From the line with "Recreate this image as a Python script that uses seaborn" to the line with "ax.spines[s].set_linewidth(1)", both included, repeat each line exactly and leave out the pictures.
>> Begin Material provided
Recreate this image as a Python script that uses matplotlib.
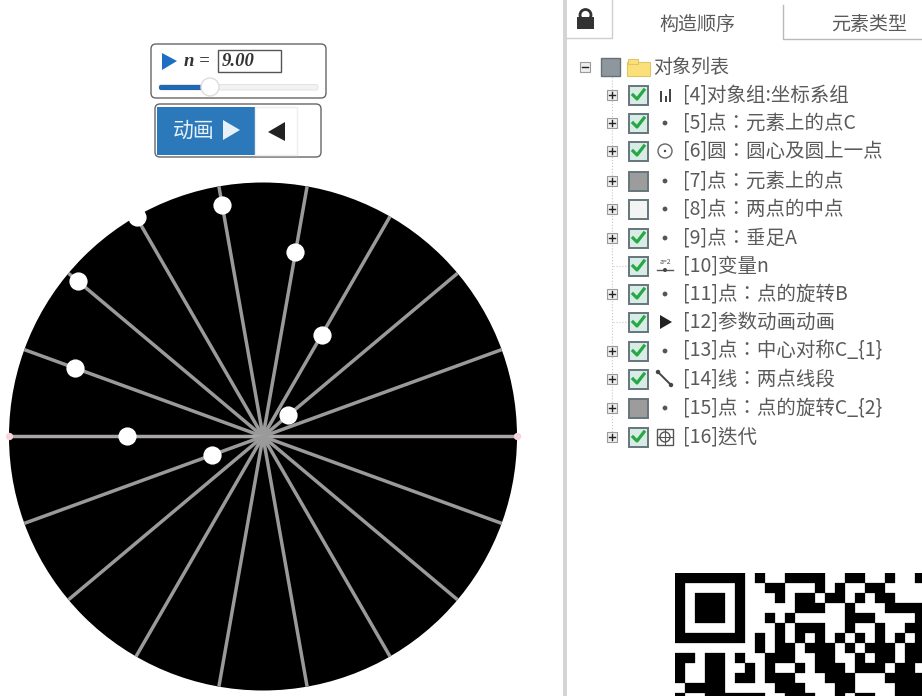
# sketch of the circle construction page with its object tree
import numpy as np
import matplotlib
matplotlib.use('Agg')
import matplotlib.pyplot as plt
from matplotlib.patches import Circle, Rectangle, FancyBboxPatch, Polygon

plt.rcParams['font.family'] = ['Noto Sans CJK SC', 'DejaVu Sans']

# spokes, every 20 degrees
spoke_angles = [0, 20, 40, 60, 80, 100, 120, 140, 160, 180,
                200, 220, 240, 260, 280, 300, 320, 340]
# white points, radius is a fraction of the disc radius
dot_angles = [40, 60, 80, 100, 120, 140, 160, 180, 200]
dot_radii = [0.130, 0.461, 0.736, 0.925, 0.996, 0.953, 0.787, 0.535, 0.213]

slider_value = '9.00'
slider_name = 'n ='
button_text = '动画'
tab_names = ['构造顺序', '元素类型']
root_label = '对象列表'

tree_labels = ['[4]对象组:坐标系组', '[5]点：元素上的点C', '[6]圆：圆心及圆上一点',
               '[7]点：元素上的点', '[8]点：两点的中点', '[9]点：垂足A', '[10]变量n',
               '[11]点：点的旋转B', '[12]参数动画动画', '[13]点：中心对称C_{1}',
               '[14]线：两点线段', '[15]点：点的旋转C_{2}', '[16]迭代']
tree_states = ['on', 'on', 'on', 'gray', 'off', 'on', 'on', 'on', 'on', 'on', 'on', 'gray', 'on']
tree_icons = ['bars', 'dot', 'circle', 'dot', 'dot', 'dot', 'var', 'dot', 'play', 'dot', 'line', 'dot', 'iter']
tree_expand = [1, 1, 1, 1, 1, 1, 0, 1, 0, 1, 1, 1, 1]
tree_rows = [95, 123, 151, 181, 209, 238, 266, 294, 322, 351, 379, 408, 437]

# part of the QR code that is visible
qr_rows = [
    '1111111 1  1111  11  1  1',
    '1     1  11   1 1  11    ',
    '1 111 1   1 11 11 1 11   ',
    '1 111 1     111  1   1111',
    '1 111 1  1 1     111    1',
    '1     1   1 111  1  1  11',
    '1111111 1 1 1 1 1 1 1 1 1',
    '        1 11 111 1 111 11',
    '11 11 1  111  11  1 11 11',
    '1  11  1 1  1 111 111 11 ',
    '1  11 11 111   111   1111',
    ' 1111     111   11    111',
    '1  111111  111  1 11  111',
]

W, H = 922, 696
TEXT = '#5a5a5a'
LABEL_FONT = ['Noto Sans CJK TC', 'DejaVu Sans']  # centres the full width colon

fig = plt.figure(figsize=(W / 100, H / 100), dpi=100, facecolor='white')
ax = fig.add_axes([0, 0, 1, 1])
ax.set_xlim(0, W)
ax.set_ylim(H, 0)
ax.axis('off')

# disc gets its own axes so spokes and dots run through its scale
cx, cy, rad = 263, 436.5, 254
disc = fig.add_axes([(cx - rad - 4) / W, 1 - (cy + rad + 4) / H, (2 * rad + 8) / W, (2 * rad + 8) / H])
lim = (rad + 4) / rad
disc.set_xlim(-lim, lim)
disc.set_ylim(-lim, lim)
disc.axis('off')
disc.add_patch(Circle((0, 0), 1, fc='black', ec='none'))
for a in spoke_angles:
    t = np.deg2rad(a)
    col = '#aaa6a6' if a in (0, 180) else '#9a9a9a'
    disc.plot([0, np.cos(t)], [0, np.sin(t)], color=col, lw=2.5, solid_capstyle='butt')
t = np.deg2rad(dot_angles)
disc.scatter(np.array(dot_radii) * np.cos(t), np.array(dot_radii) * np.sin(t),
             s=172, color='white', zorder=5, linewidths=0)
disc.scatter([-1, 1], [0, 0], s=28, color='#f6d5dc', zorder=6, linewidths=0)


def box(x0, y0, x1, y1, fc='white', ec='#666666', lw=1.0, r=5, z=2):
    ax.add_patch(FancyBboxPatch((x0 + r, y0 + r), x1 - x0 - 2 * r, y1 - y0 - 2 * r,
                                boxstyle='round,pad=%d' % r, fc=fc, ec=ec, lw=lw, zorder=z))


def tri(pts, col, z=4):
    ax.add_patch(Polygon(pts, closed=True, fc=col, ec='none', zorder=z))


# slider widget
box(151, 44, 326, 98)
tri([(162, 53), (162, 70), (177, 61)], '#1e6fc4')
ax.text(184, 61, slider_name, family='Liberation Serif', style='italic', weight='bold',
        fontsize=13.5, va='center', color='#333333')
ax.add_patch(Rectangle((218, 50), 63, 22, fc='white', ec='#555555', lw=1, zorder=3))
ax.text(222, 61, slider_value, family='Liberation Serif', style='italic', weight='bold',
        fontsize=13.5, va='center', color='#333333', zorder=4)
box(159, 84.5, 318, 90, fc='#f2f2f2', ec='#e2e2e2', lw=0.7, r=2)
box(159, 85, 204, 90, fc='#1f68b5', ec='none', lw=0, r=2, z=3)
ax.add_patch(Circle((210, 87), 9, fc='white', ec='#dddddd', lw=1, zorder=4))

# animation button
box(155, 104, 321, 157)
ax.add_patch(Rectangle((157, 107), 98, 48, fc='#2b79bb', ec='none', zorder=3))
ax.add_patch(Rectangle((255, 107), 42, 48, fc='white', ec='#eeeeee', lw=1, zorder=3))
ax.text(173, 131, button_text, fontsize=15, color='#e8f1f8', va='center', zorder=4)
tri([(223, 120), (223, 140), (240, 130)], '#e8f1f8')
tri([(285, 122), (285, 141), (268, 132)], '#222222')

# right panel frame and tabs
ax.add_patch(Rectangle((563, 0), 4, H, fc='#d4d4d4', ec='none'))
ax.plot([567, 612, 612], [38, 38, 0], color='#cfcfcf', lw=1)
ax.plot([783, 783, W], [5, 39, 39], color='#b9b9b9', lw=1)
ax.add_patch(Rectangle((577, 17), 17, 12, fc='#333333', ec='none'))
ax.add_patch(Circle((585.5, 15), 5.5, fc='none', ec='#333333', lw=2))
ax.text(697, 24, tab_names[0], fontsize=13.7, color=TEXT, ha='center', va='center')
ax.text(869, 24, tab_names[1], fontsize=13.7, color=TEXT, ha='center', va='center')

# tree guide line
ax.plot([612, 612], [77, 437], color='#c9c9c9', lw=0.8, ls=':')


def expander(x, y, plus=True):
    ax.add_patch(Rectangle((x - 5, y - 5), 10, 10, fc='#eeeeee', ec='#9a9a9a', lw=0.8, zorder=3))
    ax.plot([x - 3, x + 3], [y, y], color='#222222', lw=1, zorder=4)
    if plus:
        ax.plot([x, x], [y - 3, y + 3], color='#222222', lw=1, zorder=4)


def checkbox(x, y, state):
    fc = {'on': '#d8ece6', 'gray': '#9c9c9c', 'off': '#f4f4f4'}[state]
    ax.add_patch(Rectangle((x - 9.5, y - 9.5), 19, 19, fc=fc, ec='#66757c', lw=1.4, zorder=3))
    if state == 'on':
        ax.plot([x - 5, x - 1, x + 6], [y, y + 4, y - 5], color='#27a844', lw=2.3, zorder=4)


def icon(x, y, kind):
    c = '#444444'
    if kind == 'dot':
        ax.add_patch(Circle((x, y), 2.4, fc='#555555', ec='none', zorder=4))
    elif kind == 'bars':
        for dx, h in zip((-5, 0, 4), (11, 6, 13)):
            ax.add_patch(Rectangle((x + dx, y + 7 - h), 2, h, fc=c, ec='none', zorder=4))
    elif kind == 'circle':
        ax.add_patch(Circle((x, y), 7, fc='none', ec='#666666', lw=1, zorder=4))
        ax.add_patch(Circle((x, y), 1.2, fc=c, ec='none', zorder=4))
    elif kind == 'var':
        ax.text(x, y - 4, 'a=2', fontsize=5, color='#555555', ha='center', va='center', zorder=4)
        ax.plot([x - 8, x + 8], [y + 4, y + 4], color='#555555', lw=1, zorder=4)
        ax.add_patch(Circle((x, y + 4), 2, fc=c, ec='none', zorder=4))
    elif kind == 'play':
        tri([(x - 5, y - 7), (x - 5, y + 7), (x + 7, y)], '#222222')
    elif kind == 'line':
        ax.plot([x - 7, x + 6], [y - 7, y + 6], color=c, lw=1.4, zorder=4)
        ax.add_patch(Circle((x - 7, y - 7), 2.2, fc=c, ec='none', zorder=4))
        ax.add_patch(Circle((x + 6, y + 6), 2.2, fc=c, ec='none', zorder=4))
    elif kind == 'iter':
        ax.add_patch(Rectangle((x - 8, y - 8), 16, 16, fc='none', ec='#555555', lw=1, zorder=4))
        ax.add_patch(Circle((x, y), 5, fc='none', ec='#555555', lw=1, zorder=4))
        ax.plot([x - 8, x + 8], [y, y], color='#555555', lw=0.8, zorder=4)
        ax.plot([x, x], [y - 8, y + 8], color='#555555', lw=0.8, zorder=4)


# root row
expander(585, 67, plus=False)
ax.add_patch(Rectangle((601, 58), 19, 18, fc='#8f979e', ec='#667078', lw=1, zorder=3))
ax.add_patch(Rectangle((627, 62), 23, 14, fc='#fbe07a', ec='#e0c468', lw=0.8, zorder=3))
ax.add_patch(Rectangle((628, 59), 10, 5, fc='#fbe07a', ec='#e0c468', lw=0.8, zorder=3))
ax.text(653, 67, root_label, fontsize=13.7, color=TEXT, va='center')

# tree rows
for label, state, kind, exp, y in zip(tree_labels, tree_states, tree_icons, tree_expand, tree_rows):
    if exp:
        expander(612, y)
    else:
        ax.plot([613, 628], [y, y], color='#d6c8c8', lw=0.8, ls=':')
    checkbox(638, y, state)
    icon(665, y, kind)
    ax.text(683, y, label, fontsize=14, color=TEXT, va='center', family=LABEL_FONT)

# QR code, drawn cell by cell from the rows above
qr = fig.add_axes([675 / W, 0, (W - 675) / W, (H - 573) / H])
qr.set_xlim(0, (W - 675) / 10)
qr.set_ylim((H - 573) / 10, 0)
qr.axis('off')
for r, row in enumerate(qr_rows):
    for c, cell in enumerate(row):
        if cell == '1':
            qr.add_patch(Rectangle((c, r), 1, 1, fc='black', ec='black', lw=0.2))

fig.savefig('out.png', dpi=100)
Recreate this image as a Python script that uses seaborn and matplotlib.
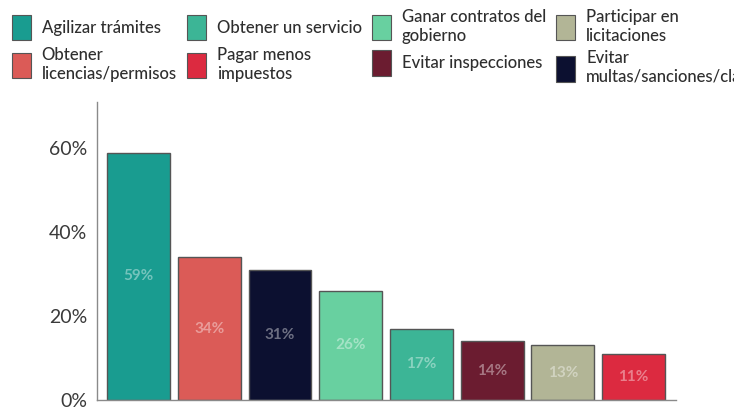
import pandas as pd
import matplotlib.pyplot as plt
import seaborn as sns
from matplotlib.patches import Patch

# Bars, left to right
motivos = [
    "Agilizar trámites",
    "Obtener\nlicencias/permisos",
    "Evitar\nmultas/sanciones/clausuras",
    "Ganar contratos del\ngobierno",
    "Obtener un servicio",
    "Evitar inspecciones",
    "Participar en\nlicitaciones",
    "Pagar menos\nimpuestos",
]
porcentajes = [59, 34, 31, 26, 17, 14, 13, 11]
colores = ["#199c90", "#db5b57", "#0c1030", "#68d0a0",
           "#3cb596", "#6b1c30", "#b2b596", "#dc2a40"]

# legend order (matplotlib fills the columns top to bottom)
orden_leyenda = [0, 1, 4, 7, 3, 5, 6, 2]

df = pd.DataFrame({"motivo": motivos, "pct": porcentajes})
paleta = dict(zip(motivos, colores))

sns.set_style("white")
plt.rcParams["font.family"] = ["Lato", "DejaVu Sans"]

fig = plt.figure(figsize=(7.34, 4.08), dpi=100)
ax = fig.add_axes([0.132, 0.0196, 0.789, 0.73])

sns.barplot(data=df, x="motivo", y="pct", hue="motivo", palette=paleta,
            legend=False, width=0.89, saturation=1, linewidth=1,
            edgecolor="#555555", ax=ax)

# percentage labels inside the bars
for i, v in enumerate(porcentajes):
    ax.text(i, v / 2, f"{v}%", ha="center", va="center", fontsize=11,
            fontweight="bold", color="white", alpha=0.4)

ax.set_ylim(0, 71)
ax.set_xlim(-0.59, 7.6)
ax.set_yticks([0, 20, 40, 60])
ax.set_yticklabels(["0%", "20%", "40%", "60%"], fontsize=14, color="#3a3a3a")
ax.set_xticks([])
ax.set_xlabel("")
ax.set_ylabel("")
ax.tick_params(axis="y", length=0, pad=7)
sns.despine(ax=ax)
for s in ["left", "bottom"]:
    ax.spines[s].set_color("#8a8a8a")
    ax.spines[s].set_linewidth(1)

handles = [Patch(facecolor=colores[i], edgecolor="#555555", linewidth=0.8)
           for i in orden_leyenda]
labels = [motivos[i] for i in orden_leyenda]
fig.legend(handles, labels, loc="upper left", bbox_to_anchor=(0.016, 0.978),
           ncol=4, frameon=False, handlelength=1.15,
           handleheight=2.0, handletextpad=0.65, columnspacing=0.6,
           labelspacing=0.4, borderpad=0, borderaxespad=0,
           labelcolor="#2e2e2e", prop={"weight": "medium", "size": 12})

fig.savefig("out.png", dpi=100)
>> End Material provided
Result:
Recreate this image as a Python script that uses seaborn and matplotlib.
import pandas as pd
import matplotlib.pyplot as plt
import seaborn as sns
from matplotlib.patches import Patch

# Bars, left to right
motivos = [
    "Agilizar trámites",
    "Obtener\nlicencias/permisos",
    "Evitar\nmultas/sanciones/clausuras",
    "Ganar contratos del\ngobierno",
    "Obtener un servicio",
    "Evitar inspecciones",
    "Participar en\nlicitaciones",
    "Pagar menos\nimpuestos",
]
porcentajes = [59, 34, 31, 26, 17, 14, 13, 11]
colores = ["#199c90", "#db5b57", "#0c1030", "#68d0a0",
           "#3cb596", "#6b1c30", "#b2b596", "#dc2a40"]

# legend order (matplotlib fills the columns top to bottom)
orden_leyenda = [0, 1, 4, 7, 3, 5, 6, 2]

df = pd.DataFrame({"motivo": motivos, "pct": porcentajes})
paleta = dict(zip(motivos, colores))

sns.set_style("white")
plt.rcParams["font.family"] = ["Lato", "DejaVu Sans"]

fig = plt.figure(figsize=(7.34, 4.08), dpi=100)
ax = fig.add_axes([0.132, 0.0196, 0.789, 0.73])

sns.barplot(data=df, x="motivo", y="pct", hue="motivo", palette=paleta,
            legend=False, width=0.89, saturation=1, linewidth=1,
            edgecolor="#555555", ax=ax)

# percentage labels inside the bars
for i, v in enumerate(porcentajes):
    ax.text(i, v / 2, f"{v}%", ha="center", va="center", fontsize=11,
            fontweight="bold", color="white", alpha=0.4)

ax.set_ylim(0, 71)
ax.set_xlim(-0.59, 7.6)
ax.set_yticks([0, 20, 40, 60])
ax.set_yticklabels(["0%", "20%", "40%", "60%"], fontsize=14, color="#3a3a3a")
ax.set_xticks([])
ax.set_xlabel("")
ax.set_ylabel("")
ax.tick_params(axis="y", length=0, pad=7)
sns.despine(ax=ax)
for s in ["left", "bottom"]:
    ax.spines[s].set_color("#8a8a8a")
    ax.spines[s].set_linewidth(1)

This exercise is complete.